# Rechner startet nur ohne Grafikkarte.



## Ju1ius (3. August 2009)

System sysProfile: ID: 10052 - Jul1us
Es fing an damit, dass der PC in 3sek. Abständen aus und an ging, wenn ich versuchte ihn zu starten. Nach 3-6 Versuchen lief er dann meist völlig Problemlos, Spielen, Surfen etc. alles kein Problem, letzte Woche lief er dann nicht mehr an, ausser einmal, wobei ich ihn dann im Abgesicherten-Modus startete, um noch Daten zu sichern, was zum Glück noch gelang, danach war schluß. Netzteil BeQuite StraightPower600W ausgebaut, zum Händler gebracht, dieser testete es und stellte einen Defekt fest (spannungen fehlten auf einzelnen Adern oder waren falsch).

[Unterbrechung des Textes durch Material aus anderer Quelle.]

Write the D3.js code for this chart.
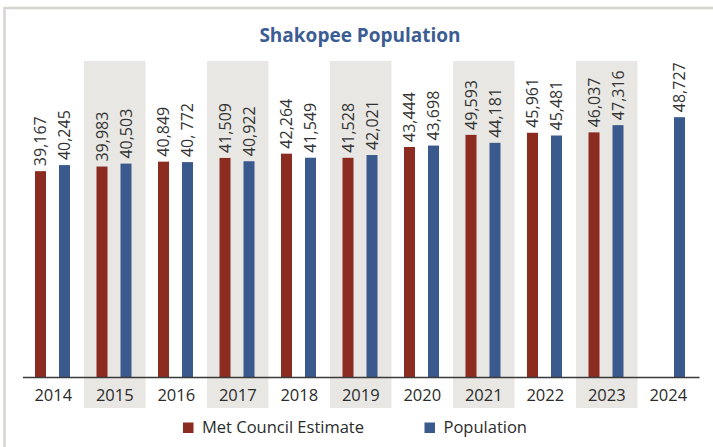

Neues Netzteil bekommen CobaNitrox 750W, eingebaut: gleiches Problem?
Einzelne RAM-riegel getestet (entweder alle oder keiner defekt) Problem besteht. Alle Komponenten die nicht zwingend benötigt werden abgeklemmt; Problem besteht. Die Grafikkarte ausgebaut Rechner startet (ohne Bild)?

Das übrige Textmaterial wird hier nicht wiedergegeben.